Le film est articulé en trois parties, dont la première frappe et séduit par sa capacité d’aller à l’essence du colonialisme, c’est-à-dire là où l’exubérance spontanée de la jeunesse rejoint la violence de la prédation à travers la phase de l’endoctrinement. Mari reprend la théorisation coloniale française du début du XIXe siècle, caractérisée par la liaison entre supériorité de la science et supériorité de la race, pour construire dans son sillage un discours cinématographique exceptionnel. Dans ce dernier la fusion entre nature (race) et culture (science) se brise, car si les images nous restituent toute la dimension physique d’un groupe de jeunes insouciants et apparemment innocents, où les futurs dominateurs (les jeunes militaires français) se mélangent aux futurs dominés (les jeunes habitants d’Algérie), les textes qui passent dans les sous-titres décrivent les contours du programme et de la violence coloniale. La juxtaposition des mots du XIXe siècle à un discours de Nicolas Sarkozy sur l’esprit des Africains suffit, dans sa force choquante, pour faire de la reconstruction historique un exemple qui a une portée, hélas, universelle.
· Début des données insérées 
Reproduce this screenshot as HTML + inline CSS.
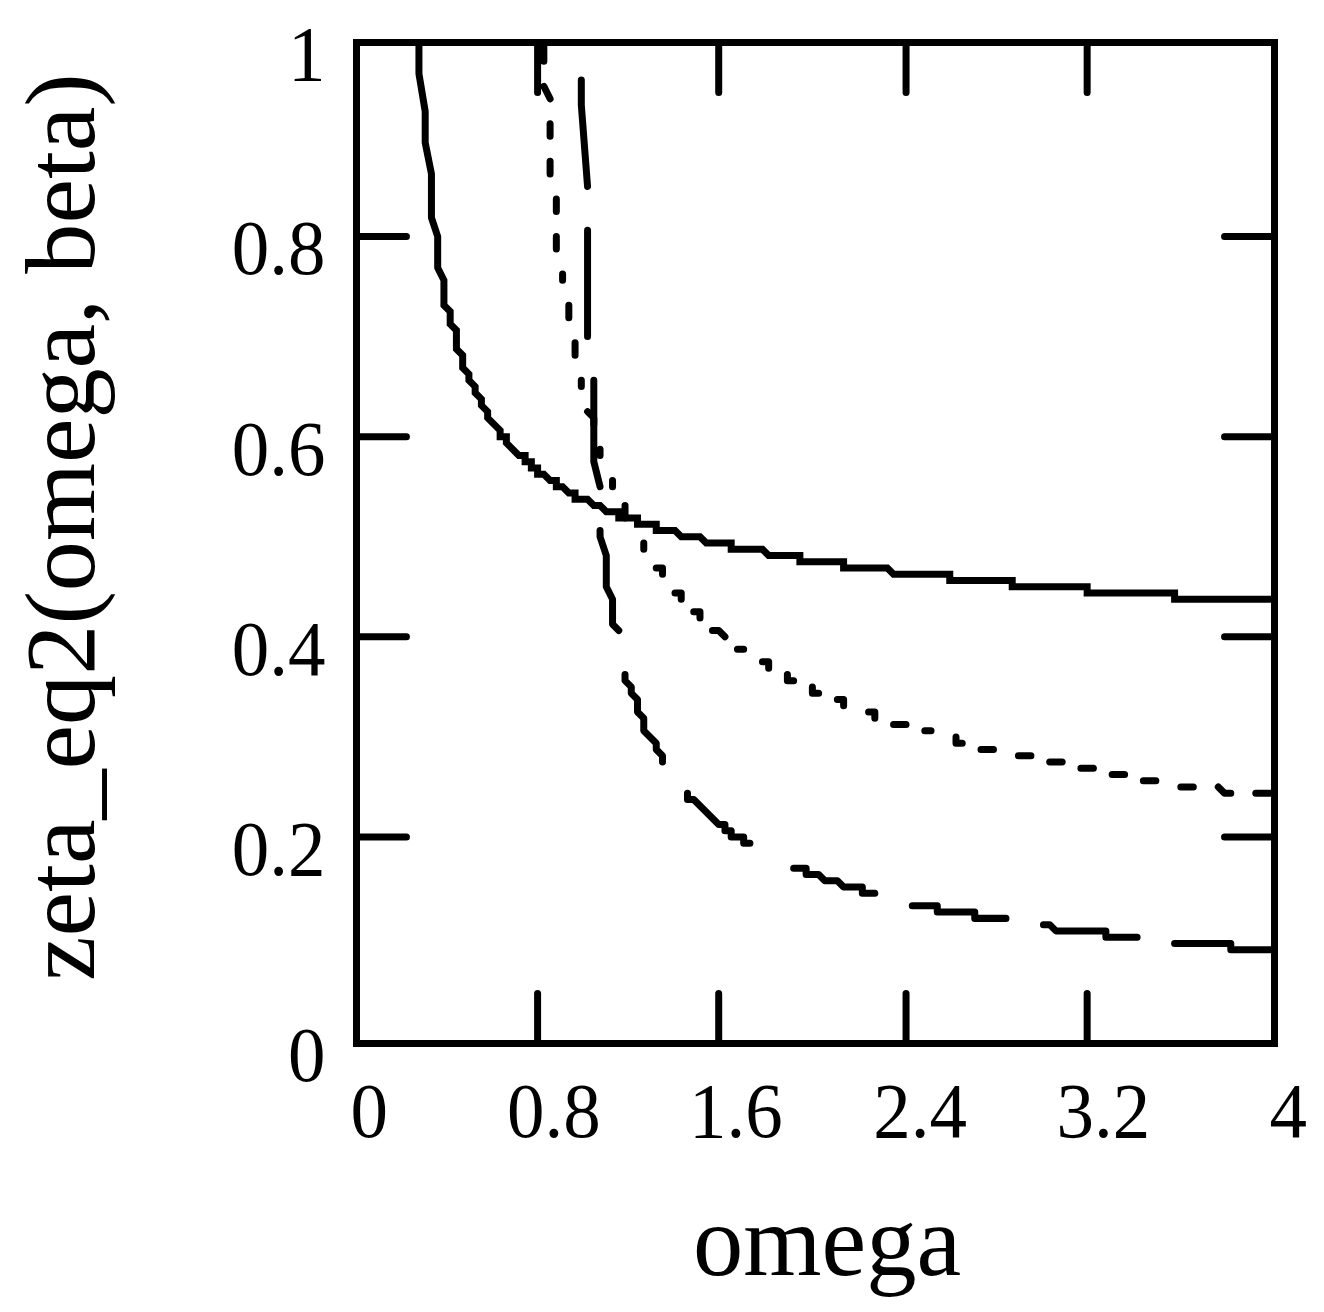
<!DOCTYPE html>
<html><head><meta charset="utf-8"><title>plot</title>
<style>html,body{margin:0;padding:0;background:#fff}svg{display:block}text{font-family:"Liberation Serif",serif;fill:#000}</style></head>
<body><svg width="1324" height="1312" viewBox="0 0 1324 1312">
<rect width="1324" height="1312" fill="#fff"/>
<g transform="translate(356.5 42.5) scale(6.24490 6.25625)" fill="none" stroke="#000" stroke-width="1.12" stroke-linecap="round" stroke-linejoin="round">
<path d="M29 0V8M29 160V152M58 0V8M58 160V152M88 0V8M88 160V152M117 0V8M117 160V152M0 31H8M147 31H139M0 63H8M147 63H139M0 95H8M147 95H139M0 127H8M147 127H139"/>
<path d="M10 0 L10 5 L11 11 L11 16 L12 21 L12 28 L13 31 L13 36 L14 38 L14 42 L15 43 L15 45 L16 46 L16 49 L17 50 L17 52 L18 53 L18 54 L19 55 L19 56 L20 57 L20 58 L21 59 L21 60 L23 62 L23 63 L24 63 L24 64 L26 66 L27 66 L27 67 L28 67 L28 68 L29 68 L29 69 L30 69 L31 70 L32 70 L32 71 L33 71 L34 72 L35 72 L35 73 L37 73 L38 74 L39 74 L40 75 L42 75 L42 76 L45 76 L45 77 L48 77 L48 78 L51 78 L52 79 L55 79 L56 80 L60 80 L60 81 L65 81 L66 82 L71 82 L71 83 L78 83 L78 84 L85 84 L86 85 L95 85 L95 86 L105 86 L105 87 L117 87 L117 88 L131 88 L131 89 L147 89" stroke-linecap="butt" stroke-linejoin="miter"/>
<path d="M30 0 L30 3M30 7 L31 9M31 13 L31 15M31 19 L31 21M32 25 L32 27M32 31 L32 33M33 37 L33 38M34 42 L34 44M35 48 L35 50M36 54 L36 55M37 59 L38 60 L38 61M39 65 L39 66M41 70 L41 71M43 74 L43 76M46 80 L46 81M48 84 L49 84 L49 85M51 88 L52 88 L52 89M54 91 L55 91 L55 92M57 94 L58 94 L59 95M61 97 L62 97M65 99 L66 99 L66 100M69 101 L69 102 L70 102M73 103 L73 104 L74 104M77 105 L78 105 L78 106M82 107 L83 107 L83 108M86 109 L88 109M91 110 L92 110M96 111 L96 112 L97 112M100 113 L102 113M106 114 L108 114M111 115 L113 115M116 116 L118 116M121 117 L123 117M126 118 L128 118M132 119 L134 119M138 119 L139 120 L140 120M144 120 L147 120"/>
<path d="M36 6 L36 10 L37 23M37 30 L37 47M38 54 L38 67 L39 71M39 78 L39 79 L40 82 L40 87 L41 89 L41 93 L42 94M43 101 L43 102 L44 103 L44 104 L45 105 L45 107 L46 108 L46 110 L48 112 L48 113 L49 114 L49 115M53 120 L53 121 L54 121 L58 125 L59 125 L59 126 L60 126 L60 127 L62 127 L62 128 L63 128M70 132 L72 132 L72 133 L74 133 L75 134 L77 134 L78 135 L81 135 L81 136 L83 136M89 138 L93 138 L93 139 L99 139 L99 140 L104 140M110 141 L111 141 L112 142 L120 142 L120 143 L125 143M131 144 L140 144 L140 145 L147 145"/>
<rect x="0" y="0" width="147" height="160" stroke-linejoin="miter"/>
</g>
<g font-size="75" text-anchor="end">
<text transform="translate(325.5 80.4) scale(1 1.045)">1</text>
<text transform="translate(325.5 274.3) scale(1 1.045)">0.8</text>
<text transform="translate(325.5 474.5) scale(1 1.045)">0.6</text>
<text transform="translate(325.5 674.7) scale(1 1.045)">0.4</text>
<text transform="translate(325.5 874.9) scale(1 1.045)">0.2</text>
<text transform="translate(325.5 1081.4) scale(1 1.045)">0</text>
</g>
<g font-size="75">
<text transform="translate(350.4 1137.4) scale(1 1.045)">0</text>
<text transform="translate(507 1137.4) scale(1 1.045)">0.8</text>
<text transform="translate(689 1137.4) scale(1 1.045)">1.6</text>
<text transform="translate(873.2 1137.4) scale(1 1.045)">2.4</text>
<text transform="translate(1056.5 1137.4) scale(1 1.045)">3.2</text>
<text transform="translate(1269.5 1137.4) scale(1 1.045)">4</text>
</g>
<text font-size="100.6" x="693" y="1275">omega</text>
<text font-size="100.3" transform="translate(93.8 981) rotate(-90)">zeta_eq2(omega, beta)</text>
</svg></body></html>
Dans cette première partie de Le Fort des fous, Narimane Mari exploite pleinement les ressources des différents ingrédients du cinéma, par exemple en s’appuyant largement sur une partition sonore de grande intensité, laquelle se présente comme la véritable structure du récit filmique. L’organisation explicitement non synchrone — mais pas toujours — des images non seulement permet de sentir toute la distance que nous avons par rapport à un cadre historique lointain qui n’est pas décrit de façon naturaliste, mais produit surtout une tension productive entre drame (par le son) et idylle (par les images). La commune sensualité de l’image et du son se trouve à son tour en tension avec les textes, dont le parlé ne correspond pas à l’écrit (sous-titres) et exprime plutôt l’incompréhensible et l’absurde de celui-ci. Et encore, tout élément à fonction symbolique — par exemple la trompette pour la violence militaire — se trouve systématiquement accompagné par une saturation expressive — dans ce cas le premier plan sur le cuivre de la trompette et sa matérialité — et par un déplacement critique — dans ce cas le joueur soufflant sans trompette… Par cette mosaïque d’éléments formellement distants, et par une conjonction convaincante du symbolique et de l’expressif, Mari compose une histoire émotivement précise, qui supporte un discours très cohérent sur les fondements du colonialisme. On se dirait dans un rêve, mais tout en y reconnaissant une réalité vive, palpable.

La première partie de Le Fort des fous se termine par un climax foudroyant qui pose, avec les mots de Pier Paolo Pasolini, la question de l’innocence comme excuse inacceptable. Il s’agit là d’un noyau crucial pour comprendre la violence des hommes, un noyau où le politique et l’existentiel se croisent nécessairement. Or, ce moment de grande tension cinématographique est tout simplement éteint par la deuxième partie du film, dont il est difficile de comprendre la raison d’être. Nous nous retrouvons sur l’île de Cythère, en Grèce, où l’on observe les évolutions d’un groupe nomade, multiculturel et sociable. L’intention semble être celle de montrer l’écroulement de toute société idéale et pacifiste sous la pression des structures de violence, mais le récit est peu crédible et entièrement confié aux procédés symboliques. La dimension expressive magnifiquement tissée dans la première partie du film se trouve rabattue sur une mise en scène théâtrale observée à distance, et constamment subordonnée à un vouloir-dire qui rend un peu plat et prévisible le discours sur les dynamiques de pouvoir.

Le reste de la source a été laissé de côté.